--- Begin Records for this task ---
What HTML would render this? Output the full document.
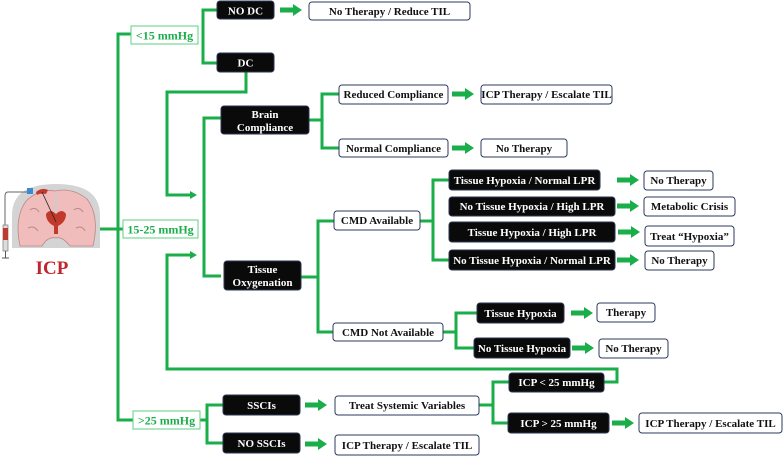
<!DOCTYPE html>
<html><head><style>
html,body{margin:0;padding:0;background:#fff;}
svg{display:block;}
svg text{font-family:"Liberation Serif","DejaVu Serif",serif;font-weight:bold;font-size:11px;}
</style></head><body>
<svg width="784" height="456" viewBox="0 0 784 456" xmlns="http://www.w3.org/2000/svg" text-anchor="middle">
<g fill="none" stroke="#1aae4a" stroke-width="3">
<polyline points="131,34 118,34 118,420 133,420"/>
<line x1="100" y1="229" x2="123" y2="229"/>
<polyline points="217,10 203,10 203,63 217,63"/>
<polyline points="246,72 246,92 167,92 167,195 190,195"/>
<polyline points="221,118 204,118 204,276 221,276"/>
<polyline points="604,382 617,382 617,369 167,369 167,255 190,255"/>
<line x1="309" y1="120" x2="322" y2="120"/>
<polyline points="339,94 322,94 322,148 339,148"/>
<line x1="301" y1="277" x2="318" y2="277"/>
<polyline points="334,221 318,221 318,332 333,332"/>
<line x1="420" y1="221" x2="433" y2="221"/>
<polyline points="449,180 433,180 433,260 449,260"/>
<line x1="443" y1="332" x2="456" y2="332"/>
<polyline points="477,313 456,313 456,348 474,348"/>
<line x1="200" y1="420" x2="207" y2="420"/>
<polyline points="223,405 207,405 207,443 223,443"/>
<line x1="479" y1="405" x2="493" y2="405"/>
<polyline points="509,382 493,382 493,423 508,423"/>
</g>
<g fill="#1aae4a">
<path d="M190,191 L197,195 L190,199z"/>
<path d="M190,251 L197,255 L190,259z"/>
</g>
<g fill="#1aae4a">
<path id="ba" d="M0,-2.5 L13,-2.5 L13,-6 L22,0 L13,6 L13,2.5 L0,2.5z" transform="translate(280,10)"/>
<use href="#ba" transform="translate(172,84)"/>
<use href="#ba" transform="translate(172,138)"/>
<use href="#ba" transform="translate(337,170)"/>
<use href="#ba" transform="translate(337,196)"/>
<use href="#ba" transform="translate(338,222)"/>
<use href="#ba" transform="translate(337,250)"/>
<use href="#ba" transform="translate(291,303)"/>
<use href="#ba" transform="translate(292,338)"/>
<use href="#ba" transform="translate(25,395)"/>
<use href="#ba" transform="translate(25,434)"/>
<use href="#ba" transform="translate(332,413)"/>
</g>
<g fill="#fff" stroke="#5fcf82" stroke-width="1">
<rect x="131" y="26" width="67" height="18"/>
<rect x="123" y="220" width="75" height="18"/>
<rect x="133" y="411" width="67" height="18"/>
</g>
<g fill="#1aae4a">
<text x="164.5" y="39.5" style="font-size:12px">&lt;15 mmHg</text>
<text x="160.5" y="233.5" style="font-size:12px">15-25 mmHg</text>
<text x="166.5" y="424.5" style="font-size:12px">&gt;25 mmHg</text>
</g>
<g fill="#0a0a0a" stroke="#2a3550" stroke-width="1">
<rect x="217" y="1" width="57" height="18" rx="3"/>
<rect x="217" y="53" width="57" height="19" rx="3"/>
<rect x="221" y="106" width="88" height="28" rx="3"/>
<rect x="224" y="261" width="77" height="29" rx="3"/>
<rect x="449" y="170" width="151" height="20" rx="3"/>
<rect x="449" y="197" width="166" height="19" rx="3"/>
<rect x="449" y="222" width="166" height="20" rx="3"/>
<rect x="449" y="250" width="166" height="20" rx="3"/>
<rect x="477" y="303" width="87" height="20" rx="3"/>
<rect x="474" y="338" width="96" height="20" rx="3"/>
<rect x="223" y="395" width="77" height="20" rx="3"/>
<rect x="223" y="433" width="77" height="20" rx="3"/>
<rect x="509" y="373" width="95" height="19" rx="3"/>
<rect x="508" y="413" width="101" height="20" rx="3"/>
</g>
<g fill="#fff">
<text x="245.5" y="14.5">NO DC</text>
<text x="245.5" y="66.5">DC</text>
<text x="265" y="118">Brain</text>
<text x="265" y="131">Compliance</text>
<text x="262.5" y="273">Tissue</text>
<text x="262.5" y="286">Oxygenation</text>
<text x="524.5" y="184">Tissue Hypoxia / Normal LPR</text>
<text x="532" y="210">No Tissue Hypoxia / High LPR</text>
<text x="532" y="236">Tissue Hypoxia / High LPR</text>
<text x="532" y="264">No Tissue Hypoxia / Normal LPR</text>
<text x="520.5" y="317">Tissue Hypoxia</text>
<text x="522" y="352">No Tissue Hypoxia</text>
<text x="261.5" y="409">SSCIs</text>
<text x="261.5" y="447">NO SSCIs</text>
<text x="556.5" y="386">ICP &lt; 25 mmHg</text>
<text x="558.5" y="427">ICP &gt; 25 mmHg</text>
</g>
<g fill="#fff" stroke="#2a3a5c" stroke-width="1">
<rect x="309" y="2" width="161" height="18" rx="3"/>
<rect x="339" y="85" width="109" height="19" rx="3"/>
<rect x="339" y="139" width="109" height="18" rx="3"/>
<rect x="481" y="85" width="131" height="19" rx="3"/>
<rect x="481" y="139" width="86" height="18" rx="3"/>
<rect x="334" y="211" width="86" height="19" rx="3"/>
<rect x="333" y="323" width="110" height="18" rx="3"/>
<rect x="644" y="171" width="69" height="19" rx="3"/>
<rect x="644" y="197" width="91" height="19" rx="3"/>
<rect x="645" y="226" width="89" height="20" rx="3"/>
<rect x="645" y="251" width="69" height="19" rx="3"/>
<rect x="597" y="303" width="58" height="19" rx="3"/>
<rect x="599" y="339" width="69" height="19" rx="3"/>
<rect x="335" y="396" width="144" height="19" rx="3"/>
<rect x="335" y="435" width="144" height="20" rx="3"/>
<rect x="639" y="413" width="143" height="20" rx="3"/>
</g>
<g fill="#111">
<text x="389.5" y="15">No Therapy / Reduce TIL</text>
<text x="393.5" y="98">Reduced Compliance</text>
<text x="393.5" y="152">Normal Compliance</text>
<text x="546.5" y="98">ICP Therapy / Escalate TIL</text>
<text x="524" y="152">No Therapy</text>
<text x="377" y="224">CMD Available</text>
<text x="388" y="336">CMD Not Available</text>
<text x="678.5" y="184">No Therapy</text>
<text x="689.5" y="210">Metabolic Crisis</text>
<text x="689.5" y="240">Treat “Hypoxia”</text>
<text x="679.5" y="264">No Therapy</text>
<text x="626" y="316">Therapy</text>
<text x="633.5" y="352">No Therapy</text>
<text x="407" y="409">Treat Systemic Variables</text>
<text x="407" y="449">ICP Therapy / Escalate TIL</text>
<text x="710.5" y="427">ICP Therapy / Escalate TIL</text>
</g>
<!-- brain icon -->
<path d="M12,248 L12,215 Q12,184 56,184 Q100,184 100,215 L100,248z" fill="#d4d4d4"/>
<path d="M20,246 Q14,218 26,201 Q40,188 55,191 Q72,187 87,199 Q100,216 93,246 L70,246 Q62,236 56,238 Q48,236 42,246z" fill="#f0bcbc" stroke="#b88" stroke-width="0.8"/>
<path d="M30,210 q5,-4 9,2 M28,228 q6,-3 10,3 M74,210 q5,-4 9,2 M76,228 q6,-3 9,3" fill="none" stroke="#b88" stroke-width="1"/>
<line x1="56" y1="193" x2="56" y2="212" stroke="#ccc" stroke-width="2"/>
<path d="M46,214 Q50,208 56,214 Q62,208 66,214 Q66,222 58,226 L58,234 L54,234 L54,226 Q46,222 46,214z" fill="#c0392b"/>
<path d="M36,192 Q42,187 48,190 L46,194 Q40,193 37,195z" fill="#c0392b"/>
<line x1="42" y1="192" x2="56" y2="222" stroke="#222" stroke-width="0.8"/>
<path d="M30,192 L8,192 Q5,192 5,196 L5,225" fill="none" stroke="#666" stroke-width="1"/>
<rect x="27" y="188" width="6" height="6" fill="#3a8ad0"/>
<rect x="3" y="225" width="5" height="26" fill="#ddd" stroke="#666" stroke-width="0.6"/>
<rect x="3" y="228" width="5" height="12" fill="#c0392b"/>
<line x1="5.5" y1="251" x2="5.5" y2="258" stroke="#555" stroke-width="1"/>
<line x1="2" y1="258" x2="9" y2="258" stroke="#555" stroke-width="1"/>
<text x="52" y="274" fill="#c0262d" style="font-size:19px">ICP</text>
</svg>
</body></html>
--- End Records for this task ---
--- Begin Records for this task ---
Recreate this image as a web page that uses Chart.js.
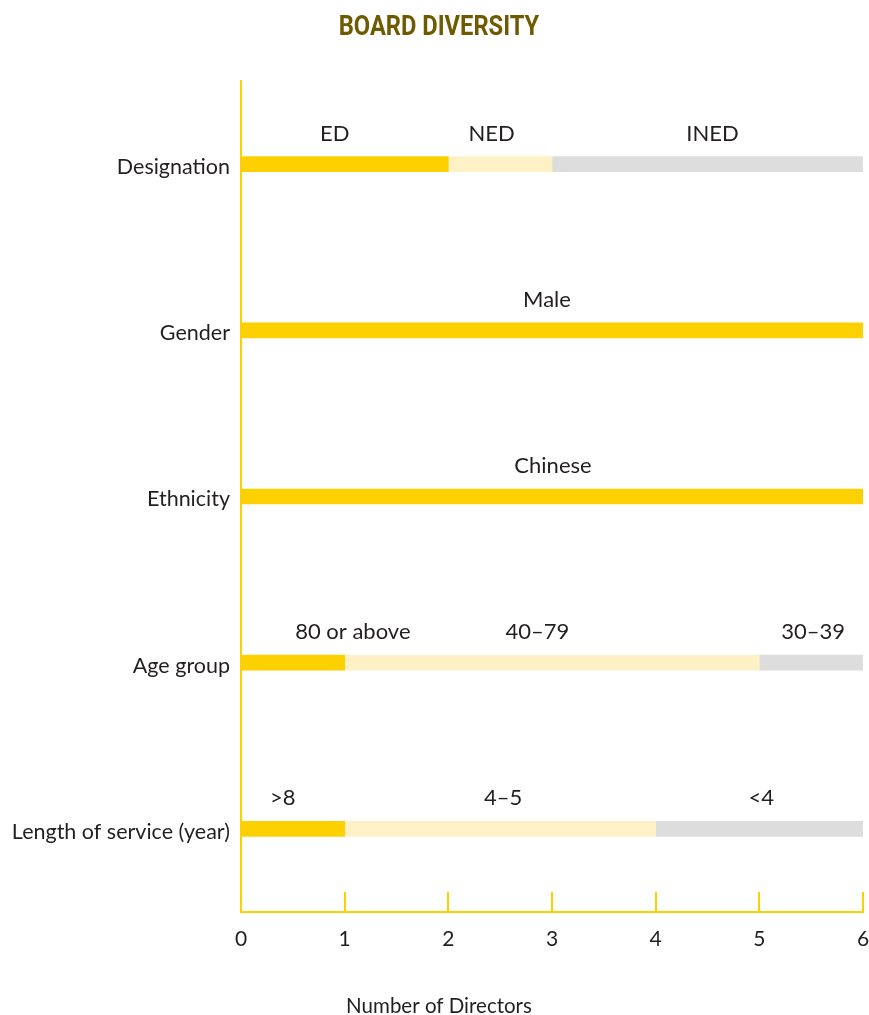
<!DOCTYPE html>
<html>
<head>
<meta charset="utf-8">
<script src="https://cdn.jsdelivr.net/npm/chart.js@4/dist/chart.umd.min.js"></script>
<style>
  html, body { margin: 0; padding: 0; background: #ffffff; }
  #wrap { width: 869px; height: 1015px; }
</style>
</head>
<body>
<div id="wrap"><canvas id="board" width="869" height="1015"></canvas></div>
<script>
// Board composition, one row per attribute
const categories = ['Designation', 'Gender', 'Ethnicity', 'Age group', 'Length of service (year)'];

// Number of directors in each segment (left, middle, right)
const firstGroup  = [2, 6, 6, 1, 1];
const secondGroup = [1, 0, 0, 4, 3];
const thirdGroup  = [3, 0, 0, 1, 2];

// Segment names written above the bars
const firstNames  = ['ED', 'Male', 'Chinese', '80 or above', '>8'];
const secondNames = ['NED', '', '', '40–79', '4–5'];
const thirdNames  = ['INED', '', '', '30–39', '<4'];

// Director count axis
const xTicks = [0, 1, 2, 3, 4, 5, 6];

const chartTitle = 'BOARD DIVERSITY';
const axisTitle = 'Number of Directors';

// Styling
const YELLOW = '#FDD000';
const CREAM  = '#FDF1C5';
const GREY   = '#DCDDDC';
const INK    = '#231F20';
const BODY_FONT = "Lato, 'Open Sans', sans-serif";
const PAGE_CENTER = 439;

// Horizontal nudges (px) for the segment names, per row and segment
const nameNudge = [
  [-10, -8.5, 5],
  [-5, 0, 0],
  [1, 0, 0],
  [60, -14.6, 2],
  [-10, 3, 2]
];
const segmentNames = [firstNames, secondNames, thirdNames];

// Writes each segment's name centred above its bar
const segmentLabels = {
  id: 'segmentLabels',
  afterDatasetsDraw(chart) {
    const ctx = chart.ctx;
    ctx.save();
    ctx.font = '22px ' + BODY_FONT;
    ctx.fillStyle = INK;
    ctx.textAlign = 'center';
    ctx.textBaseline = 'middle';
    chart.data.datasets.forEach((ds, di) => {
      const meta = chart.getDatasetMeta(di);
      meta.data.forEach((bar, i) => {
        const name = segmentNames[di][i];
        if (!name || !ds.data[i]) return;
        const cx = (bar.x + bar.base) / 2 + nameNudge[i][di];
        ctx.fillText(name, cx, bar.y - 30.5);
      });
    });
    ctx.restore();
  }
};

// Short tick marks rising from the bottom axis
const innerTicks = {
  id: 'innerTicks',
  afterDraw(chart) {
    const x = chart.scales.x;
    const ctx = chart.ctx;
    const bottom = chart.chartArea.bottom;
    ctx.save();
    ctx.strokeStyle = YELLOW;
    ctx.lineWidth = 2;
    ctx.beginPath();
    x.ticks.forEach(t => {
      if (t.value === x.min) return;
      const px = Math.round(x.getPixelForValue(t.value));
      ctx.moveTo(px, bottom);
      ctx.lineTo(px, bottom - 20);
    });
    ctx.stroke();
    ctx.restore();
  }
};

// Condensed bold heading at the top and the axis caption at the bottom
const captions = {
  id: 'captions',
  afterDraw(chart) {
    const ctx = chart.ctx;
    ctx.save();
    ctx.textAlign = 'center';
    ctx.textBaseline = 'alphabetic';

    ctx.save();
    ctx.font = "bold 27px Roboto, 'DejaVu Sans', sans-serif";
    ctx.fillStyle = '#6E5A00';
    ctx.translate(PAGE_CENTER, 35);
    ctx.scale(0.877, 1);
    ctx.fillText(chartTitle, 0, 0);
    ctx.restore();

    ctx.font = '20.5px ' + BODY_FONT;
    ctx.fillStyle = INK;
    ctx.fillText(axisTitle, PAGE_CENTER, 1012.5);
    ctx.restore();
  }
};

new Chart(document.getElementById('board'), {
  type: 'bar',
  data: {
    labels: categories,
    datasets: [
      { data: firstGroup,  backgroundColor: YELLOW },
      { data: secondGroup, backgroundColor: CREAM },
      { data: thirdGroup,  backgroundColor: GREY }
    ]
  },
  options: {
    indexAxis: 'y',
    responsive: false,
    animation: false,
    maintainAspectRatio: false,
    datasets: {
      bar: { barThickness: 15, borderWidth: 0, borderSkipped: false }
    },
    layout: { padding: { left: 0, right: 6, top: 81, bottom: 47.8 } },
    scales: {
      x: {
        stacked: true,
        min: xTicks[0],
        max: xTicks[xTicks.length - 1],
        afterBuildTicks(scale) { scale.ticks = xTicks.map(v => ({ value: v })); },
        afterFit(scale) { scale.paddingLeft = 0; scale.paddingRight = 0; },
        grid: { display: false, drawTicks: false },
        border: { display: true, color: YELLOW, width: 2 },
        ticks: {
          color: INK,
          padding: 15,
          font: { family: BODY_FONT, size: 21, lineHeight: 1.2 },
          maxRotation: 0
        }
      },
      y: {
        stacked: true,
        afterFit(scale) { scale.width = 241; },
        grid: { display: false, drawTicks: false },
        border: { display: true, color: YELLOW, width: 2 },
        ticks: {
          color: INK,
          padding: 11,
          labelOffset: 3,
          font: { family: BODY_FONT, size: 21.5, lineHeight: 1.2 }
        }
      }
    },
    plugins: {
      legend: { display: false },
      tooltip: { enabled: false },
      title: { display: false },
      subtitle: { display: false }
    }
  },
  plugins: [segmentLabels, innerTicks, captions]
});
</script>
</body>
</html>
--- End Records for this task ---
--- Begin Records for this task ---
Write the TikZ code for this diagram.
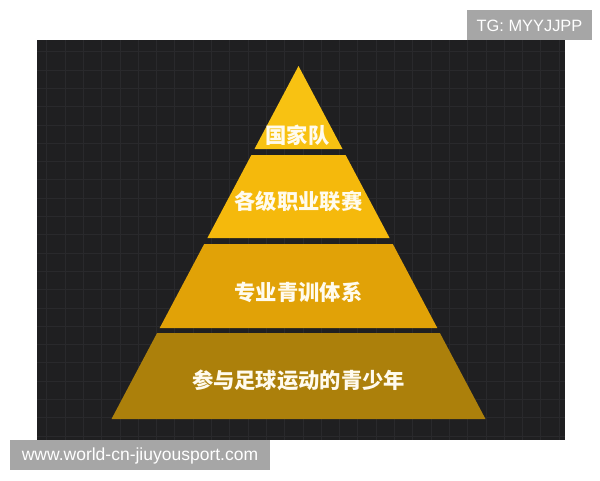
--- End Records for this task ---
**Instructions for the task**
Reproduce, starting at the line containing "Recreate this image" and stopping after the line containing "[3, 0, 0, 1, 2];", each of those lines exactly and no others; leave pictures out.

**Answer to this problem**
Recreate this image as a web page that uses Chart.js.
<!DOCTYPE html>
<html>
<head>
<meta charset="utf-8">
<script src="https://cdn.jsdelivr.net/npm/chart.js@4/dist/chart.umd.min.js"></script>
<style>
  html, body { margin: 0; padding: 0; background: #ffffff; }
  #wrap { width: 869px; height: 1015px; }
</style>
</head>
<body>
<div id="wrap"><canvas id="board" width="869" height="1015"></canvas></div>
<script>
// Board composition, one row per attribute
const categories = ['Designation', 'Gender', 'Ethnicity', 'Age group', 'Length of service (year)'];

// Number of directors in each segment (left, middle, right)
const firstGroup  = [2, 6, 6, 1, 1];
const secondGroup = [1, 0, 0, 4, 3];
const thirdGroup  = [3, 0, 0, 1, 2];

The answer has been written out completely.